Sunday, July 07, 2002

 
LAZY PUNDITRY IS HERE TO STAY

by Wayne Robins

Don't you love it when a serious pundit decides to draw on rock and roll history for a column and gets the reference he's making totally wrong? In his column July 5, Daniel Henninger, the deputy editor of the Wall Street Journal's clamorously conservative editorial pages, wrote a truly indecipherable column having to do with rock and roll, patriotism, and John Philip Sousa. It would be a dexterous triple axel indeed, but Henninger falls on his posterior before he's tied his skates. It’s free online in the WSJ's Opinion Journal.

Noting that "there is a museum of rock 'n' roll" in his native Cleveland, he asks, with rueful red, white and blue sincerity: "I wonder if some day there will be a museum of American patriotism."

This is just the set up to Mr. Henninger's big "rock 'n' roll" moment: He begins the next section of his essay quoting the lines "Rock 'n' roll is here to stay, it will never die." Then, Mr. Henninger writes:

"That lyric, taken from the rock-musical 'Grease' and made into an anthem by the oldies group Sha-Na-Na, once seemed true to me."

If only Mr. Henninger's bold assertion were true. For "Rock and Roll is Here To Stay" alights not from "Grease," the genteel yet phony 1950's musical from the 1970's, nor was Sha Na Na in any way responsible for the resonance of its message.
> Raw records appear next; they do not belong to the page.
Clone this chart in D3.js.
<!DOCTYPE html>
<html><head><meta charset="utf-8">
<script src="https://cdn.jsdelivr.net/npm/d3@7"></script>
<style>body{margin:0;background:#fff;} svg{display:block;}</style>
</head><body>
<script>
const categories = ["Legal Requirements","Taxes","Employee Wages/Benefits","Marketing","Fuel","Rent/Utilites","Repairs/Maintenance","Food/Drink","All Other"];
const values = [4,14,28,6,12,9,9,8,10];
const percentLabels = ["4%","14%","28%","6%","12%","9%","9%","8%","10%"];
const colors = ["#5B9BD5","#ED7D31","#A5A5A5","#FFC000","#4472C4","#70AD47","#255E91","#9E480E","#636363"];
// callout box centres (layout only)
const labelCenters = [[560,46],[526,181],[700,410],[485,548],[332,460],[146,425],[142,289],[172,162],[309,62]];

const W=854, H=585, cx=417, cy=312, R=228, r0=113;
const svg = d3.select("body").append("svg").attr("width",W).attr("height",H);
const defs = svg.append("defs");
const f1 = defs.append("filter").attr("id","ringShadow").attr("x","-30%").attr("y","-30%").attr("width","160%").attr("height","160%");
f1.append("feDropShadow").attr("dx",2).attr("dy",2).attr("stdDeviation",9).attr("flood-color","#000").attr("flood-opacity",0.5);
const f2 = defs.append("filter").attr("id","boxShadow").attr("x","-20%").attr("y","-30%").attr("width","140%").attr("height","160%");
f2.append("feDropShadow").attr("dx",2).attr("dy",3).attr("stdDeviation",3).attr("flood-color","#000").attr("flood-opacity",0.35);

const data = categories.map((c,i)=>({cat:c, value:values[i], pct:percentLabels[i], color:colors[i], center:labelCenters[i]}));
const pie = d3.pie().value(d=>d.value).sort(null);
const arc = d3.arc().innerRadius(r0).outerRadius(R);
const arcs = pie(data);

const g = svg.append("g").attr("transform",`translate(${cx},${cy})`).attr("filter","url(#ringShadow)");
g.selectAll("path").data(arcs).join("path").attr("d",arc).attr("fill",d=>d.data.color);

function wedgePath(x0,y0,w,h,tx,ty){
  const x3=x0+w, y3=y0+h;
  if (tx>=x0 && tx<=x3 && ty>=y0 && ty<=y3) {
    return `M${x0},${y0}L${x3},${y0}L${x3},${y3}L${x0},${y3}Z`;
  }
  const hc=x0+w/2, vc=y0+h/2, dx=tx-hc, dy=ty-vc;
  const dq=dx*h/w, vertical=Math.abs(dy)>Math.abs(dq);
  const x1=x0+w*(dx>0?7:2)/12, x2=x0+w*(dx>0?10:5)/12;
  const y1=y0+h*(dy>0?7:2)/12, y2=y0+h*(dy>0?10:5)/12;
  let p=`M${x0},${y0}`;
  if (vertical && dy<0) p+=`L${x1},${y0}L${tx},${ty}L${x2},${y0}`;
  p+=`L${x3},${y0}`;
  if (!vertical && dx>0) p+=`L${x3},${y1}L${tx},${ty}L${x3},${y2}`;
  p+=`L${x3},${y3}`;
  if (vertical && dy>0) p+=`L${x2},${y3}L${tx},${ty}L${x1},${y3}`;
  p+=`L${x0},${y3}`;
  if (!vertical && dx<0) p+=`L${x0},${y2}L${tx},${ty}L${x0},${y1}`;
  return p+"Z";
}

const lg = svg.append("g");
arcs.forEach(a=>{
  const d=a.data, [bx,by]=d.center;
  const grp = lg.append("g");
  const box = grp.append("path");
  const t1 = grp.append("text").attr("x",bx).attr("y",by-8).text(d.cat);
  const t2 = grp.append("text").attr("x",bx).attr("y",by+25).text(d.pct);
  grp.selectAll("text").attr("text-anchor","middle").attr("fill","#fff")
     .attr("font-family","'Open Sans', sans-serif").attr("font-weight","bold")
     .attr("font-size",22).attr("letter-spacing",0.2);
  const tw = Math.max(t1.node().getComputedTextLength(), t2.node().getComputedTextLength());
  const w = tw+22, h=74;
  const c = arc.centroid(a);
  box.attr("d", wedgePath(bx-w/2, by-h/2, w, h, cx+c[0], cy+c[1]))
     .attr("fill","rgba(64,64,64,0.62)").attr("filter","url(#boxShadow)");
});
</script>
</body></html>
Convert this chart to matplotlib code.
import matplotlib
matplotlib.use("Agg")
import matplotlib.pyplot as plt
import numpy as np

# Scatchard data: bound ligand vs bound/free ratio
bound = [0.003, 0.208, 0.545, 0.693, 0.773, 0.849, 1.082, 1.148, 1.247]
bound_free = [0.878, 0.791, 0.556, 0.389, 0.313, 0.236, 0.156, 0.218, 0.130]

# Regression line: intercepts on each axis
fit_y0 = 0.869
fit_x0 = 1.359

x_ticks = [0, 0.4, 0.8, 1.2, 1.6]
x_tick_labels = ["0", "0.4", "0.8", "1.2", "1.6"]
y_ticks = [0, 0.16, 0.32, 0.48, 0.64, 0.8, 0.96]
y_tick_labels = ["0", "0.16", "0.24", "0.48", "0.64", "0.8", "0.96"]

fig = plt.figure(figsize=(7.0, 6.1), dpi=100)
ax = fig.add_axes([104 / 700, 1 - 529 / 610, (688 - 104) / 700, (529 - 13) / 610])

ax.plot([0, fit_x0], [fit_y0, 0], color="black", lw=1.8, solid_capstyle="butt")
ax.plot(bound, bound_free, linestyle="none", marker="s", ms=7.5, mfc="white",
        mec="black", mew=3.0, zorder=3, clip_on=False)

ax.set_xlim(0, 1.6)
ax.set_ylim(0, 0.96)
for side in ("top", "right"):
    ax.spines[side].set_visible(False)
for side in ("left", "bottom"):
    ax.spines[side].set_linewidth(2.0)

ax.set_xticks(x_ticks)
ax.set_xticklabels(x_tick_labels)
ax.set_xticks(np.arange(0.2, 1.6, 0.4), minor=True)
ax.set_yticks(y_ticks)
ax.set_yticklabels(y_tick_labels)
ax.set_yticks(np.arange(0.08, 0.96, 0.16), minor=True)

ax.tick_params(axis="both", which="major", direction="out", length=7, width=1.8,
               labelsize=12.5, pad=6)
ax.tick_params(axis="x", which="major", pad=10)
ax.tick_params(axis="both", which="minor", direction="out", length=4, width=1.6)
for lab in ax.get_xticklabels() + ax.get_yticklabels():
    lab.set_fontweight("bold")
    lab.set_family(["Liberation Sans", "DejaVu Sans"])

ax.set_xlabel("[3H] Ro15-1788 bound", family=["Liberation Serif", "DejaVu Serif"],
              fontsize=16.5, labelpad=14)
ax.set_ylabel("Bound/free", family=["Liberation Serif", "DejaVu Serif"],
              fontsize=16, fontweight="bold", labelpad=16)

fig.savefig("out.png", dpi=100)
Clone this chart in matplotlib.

"Rock and Roll is Here to Stay" was the second of two top twenty hits for Danny & the Juniors, a clean-cut but sharp-looking vocal group out of 1950's Philadelphia. "At the Hop" was of course Danny & the Juniors' smash, number one for seven weeks in late 1957 and early 1958, and in the top 40 for four and a half months. The followup, "Rock and Roll is Here To Stay," peaked at number 19 on Billboard's Top 100 the week of March 10, 1958, according to the readily accessible "Billboard Book of Top 40 Hits." But it remained in heavy rotation on oldies AM radio and jukeboxes for many years. A sad footnote: the group's leader, Danny Rapp, died in 1983, an apparent suicide.

Mr. Henninger's column is named Wonder Land. I'd be tempted to ask "I Wonder Why," but I'm afraid that reference to the great Dion & the Belmonts hit (also from 1958), would go right over Mr. Henninger's head.